While sitting at a particularly long stoplight after trying my hand at leatherwork, I started thinking about what I would say if someone complimented my new handbag. “I like your bag,” they’d say. “Oh, thanks, I made it!” I would cheerfully reply. “You do leatherwork?” they would inquisitively ask. “I dabble in it.”
Ooooooooooooooh, that’s why it’s called Dabble. Now I get it.
Let’s backtrack. I was just invited to try a Dabble class, and — despite apparently not thinking twice about the name until the drive home — I immediately jumped at the chance to make my own purse.

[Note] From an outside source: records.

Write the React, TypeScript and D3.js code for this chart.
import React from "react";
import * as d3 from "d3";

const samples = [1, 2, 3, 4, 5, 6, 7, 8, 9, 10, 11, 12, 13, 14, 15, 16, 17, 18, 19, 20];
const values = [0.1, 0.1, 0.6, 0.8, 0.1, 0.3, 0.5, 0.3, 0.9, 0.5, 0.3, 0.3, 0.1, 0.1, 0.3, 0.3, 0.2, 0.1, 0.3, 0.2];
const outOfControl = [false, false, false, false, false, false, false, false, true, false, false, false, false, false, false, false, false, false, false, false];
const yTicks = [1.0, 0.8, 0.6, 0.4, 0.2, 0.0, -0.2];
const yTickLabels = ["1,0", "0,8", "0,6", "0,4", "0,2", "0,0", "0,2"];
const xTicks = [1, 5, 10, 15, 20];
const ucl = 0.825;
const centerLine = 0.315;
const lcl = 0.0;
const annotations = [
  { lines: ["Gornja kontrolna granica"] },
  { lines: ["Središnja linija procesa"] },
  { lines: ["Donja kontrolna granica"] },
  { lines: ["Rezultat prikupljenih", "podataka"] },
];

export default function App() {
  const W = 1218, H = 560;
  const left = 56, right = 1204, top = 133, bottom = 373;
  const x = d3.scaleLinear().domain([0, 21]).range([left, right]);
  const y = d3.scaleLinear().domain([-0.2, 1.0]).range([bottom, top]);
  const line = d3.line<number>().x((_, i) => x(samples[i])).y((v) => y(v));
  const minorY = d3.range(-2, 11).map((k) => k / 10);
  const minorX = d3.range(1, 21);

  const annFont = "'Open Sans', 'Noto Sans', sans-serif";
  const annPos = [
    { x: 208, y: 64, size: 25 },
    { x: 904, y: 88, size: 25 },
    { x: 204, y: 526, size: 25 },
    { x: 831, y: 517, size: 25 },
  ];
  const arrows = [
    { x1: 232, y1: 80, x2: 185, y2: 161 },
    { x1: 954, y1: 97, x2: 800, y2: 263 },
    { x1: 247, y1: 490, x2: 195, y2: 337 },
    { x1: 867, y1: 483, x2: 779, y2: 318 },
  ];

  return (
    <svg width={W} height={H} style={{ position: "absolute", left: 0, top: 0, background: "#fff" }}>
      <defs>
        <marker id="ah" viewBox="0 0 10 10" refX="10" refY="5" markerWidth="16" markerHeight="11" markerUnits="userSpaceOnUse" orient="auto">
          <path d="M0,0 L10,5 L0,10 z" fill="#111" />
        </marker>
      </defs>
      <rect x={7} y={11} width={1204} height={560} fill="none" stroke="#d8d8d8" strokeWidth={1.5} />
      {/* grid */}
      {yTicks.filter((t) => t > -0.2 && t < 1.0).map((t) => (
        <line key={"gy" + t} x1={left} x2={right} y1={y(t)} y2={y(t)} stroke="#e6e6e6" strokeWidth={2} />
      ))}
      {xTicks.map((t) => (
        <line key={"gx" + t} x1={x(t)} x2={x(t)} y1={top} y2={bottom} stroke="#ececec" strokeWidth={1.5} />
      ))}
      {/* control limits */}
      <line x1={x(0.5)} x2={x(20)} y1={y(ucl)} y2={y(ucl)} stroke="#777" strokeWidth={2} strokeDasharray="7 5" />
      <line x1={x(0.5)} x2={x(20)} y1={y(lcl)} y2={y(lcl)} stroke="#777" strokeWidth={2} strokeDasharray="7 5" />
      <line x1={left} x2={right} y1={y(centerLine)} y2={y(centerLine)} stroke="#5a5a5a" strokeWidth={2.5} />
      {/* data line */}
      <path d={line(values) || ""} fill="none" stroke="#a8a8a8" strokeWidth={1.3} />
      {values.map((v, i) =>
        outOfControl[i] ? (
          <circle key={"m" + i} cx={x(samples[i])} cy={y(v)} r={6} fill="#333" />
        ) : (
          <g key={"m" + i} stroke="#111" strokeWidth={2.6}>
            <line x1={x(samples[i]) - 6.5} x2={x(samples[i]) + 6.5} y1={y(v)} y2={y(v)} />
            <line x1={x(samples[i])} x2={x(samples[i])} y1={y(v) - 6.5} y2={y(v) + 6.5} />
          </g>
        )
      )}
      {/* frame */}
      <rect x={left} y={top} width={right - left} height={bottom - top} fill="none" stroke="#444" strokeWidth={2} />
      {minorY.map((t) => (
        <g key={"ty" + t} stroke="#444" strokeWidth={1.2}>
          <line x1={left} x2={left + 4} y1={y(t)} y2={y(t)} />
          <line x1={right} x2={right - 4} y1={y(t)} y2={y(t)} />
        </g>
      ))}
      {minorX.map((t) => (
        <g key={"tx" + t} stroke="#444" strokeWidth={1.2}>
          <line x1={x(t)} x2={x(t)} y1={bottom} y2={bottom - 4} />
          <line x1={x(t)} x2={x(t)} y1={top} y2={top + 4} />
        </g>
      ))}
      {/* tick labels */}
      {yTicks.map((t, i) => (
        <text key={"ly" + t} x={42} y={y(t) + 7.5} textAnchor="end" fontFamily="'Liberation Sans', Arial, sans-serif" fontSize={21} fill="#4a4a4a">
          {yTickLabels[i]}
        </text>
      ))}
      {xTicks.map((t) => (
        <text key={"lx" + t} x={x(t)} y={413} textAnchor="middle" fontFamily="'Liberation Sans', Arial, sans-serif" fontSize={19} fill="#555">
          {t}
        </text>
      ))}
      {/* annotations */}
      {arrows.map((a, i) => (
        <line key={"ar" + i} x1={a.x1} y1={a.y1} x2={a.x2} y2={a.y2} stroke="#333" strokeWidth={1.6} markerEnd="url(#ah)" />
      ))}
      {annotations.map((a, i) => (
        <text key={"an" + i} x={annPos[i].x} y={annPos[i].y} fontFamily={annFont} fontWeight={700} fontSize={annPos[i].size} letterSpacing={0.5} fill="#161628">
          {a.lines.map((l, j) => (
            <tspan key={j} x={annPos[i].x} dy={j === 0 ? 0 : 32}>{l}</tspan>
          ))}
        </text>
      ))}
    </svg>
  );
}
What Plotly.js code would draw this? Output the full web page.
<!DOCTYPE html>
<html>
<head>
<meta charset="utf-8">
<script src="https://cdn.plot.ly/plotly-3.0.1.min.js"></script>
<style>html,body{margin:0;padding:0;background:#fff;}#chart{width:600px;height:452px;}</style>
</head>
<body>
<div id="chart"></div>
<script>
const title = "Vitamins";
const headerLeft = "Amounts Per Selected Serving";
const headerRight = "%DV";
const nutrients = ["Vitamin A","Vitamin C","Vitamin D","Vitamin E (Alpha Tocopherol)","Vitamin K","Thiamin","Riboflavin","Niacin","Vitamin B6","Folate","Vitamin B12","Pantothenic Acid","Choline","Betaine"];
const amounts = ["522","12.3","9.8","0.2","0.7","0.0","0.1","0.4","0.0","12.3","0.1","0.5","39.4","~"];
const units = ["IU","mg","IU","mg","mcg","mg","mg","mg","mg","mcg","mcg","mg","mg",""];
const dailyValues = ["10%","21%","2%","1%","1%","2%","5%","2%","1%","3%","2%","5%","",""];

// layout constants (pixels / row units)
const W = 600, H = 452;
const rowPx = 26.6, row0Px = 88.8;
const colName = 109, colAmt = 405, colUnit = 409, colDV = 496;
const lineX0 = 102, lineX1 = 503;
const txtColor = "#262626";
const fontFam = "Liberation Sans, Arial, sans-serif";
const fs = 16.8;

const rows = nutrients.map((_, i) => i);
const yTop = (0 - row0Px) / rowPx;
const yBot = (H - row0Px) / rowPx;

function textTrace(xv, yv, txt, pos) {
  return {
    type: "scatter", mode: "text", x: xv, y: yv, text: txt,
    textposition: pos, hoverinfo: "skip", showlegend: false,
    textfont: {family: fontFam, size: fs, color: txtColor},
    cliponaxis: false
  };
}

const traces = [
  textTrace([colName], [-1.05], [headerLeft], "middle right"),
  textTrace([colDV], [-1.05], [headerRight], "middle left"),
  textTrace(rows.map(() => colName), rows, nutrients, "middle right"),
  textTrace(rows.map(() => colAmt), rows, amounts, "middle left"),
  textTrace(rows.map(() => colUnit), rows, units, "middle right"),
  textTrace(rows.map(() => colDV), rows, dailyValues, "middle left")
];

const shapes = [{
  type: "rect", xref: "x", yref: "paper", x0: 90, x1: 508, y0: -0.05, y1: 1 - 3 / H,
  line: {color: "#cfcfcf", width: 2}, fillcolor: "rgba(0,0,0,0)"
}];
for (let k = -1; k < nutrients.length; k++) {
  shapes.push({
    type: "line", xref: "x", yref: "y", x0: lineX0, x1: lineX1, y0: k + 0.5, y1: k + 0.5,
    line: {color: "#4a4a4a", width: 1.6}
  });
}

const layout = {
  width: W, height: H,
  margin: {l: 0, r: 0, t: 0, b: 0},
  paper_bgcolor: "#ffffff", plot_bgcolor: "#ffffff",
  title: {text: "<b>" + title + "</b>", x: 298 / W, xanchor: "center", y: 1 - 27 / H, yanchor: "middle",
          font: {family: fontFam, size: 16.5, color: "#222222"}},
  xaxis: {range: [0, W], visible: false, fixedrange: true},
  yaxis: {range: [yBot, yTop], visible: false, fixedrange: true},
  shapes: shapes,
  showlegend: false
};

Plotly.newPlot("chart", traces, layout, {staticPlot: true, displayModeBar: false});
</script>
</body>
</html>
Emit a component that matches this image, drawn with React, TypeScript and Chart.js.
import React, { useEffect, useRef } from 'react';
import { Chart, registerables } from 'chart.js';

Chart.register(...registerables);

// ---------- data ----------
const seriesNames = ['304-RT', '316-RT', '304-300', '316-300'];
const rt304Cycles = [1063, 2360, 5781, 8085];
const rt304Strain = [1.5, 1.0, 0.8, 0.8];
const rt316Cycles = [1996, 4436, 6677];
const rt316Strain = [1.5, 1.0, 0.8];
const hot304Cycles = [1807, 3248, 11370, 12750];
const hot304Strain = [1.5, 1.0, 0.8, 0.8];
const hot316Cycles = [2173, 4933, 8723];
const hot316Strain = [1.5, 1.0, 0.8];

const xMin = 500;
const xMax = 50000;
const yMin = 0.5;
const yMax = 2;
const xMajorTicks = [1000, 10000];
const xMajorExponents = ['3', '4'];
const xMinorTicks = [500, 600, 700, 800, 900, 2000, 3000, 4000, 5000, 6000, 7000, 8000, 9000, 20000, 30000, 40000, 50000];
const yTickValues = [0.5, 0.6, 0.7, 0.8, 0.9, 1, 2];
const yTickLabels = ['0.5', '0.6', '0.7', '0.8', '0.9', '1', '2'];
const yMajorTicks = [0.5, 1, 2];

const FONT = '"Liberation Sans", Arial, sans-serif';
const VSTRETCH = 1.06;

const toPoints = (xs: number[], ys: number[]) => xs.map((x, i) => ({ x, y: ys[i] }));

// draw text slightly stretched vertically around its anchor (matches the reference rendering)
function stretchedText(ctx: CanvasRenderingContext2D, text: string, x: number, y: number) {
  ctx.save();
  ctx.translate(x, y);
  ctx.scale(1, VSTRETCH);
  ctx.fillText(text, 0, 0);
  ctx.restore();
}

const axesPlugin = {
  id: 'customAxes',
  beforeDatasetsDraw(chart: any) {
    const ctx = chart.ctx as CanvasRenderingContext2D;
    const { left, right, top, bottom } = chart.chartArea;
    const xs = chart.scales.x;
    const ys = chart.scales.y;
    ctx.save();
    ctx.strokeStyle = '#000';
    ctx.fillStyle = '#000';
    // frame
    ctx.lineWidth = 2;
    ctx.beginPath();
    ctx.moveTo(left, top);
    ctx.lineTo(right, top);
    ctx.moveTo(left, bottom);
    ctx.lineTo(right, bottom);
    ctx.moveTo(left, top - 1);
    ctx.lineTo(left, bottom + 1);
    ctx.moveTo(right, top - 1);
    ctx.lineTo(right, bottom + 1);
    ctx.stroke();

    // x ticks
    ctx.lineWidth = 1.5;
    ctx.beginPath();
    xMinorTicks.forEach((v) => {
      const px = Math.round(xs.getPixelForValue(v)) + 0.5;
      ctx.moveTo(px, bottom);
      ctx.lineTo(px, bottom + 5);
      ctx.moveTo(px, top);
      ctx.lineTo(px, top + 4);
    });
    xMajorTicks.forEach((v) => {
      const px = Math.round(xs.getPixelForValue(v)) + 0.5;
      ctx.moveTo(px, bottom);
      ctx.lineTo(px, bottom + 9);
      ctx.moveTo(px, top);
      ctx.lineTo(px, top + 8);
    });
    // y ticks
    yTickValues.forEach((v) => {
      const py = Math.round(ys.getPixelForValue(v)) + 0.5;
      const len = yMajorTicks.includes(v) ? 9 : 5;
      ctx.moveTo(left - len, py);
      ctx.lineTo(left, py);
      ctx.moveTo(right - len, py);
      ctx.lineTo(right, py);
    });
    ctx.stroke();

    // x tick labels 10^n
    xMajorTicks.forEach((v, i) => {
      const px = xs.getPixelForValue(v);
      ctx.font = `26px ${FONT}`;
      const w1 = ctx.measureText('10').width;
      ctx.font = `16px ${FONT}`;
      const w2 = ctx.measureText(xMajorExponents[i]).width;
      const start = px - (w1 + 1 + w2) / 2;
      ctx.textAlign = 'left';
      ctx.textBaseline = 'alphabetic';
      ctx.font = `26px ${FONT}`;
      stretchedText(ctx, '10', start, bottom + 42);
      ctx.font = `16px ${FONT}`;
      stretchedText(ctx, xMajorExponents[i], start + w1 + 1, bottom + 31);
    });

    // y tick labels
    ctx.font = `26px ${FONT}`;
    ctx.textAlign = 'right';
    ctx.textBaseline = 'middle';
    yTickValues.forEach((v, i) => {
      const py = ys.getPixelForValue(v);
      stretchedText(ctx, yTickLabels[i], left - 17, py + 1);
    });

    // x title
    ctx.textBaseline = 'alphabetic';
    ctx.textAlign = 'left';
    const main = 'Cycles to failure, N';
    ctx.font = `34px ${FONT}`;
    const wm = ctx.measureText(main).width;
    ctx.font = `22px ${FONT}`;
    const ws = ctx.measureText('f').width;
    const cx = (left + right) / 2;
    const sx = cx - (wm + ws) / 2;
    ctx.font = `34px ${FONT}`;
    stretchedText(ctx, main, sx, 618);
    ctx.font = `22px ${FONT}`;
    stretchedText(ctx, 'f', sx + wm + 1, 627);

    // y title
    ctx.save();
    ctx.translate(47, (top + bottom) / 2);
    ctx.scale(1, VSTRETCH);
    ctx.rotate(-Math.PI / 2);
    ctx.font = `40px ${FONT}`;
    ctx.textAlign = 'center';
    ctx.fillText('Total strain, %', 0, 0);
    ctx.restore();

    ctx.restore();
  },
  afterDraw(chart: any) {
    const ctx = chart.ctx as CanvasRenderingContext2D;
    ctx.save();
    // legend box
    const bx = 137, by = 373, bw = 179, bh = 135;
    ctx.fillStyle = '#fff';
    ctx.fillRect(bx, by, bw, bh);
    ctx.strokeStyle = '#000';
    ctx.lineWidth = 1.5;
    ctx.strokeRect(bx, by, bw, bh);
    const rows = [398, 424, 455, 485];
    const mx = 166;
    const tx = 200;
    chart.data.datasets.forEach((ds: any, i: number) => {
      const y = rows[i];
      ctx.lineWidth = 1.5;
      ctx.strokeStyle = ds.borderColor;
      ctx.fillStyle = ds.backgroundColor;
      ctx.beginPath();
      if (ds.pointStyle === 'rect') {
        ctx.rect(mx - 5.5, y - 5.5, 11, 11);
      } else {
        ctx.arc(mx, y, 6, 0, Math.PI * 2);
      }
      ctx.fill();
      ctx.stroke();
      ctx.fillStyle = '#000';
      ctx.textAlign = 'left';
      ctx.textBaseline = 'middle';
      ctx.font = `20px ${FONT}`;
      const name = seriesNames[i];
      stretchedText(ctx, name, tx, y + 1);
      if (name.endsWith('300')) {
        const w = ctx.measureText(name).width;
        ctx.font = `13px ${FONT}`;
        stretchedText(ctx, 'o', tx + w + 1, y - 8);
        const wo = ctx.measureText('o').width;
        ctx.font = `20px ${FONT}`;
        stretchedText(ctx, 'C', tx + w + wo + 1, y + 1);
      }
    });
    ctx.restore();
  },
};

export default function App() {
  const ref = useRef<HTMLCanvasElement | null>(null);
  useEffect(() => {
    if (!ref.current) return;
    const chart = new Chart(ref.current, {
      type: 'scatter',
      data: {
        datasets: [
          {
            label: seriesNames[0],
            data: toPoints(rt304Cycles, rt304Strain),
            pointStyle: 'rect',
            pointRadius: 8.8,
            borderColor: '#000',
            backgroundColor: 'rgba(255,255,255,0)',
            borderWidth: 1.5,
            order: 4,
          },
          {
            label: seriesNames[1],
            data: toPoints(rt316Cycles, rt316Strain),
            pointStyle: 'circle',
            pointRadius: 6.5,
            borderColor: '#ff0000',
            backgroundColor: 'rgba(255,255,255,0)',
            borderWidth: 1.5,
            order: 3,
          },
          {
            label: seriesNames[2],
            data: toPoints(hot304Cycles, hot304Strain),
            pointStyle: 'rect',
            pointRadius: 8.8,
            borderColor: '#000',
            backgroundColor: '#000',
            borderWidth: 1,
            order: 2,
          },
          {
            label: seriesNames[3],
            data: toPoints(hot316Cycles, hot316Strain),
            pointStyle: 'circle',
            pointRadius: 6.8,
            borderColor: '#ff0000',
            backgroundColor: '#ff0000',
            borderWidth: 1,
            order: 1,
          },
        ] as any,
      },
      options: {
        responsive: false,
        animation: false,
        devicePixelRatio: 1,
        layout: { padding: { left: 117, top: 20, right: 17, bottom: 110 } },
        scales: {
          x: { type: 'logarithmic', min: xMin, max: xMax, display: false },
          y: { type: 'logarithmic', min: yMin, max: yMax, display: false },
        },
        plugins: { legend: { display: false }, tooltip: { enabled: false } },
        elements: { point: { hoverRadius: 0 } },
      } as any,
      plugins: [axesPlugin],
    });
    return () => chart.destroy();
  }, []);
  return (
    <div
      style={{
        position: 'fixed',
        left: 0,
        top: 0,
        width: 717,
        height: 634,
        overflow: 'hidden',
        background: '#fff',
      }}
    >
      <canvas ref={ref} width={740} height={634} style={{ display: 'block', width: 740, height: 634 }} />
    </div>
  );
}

Here’s what you need to know about Dabble: Dabble is like a phone book of budget-friendly classes taught by your neighbors with serious skills. Or, as Dabble eloquently says it, it’s “an online marketplace for fun and affordable classes in the community.” Programs are currently set up in St. Louis, Chicago, San Francisco, Denver, New York, Los Angeles, Kansas City, Pittsburgh, and Zurich. Current St. Louis offerings range from Scotch 101 to Beginner Bike Repair to Shibori Happy Hour. Classes vary in price, with some as low as $5.
My first Dabble class was the BYOB two-hour Functional Leatherwork course, taught by local artisan William Rae Hatch. There were a few handfuls of attendees, and we all made a laptop case, tablet case, or purse. We started by trying out the tools on scrap leather — turns out, once you screw up leather, there’s no going back, so practice was key. We decided on a pattern we liked, grabbed our real pieces of leather, and got to work. The instructor pre-cut the leather before the class so we would have as much time to work on the designs as possible. After the pattern was perfect (or rather, done; mine is perfectly imperfect, I’d say!), it was dyeing and water-proofing time; we then added the grommets to close up the sides. Lots of mallets were used throughout, which somehow makes me like leather more. (And using said mallets all evening was weirdly therapeutic.)
Hatch warned that we should let the items rest for at least a week to allow full drying time. I am ecstatic to report that it’s finally time to start using mine; it has been so hard to wait.
Would I ‘Dabble’ again? Absolutely! With their one-time nature, these courses offer a commitment-free way to try something out while supporting a neighbor. I’d love to learn lots of new skills, or find out more about appreciating things my taste buds ignore, or try my hand at a new exercise class — and I’d really, really love to make another purse.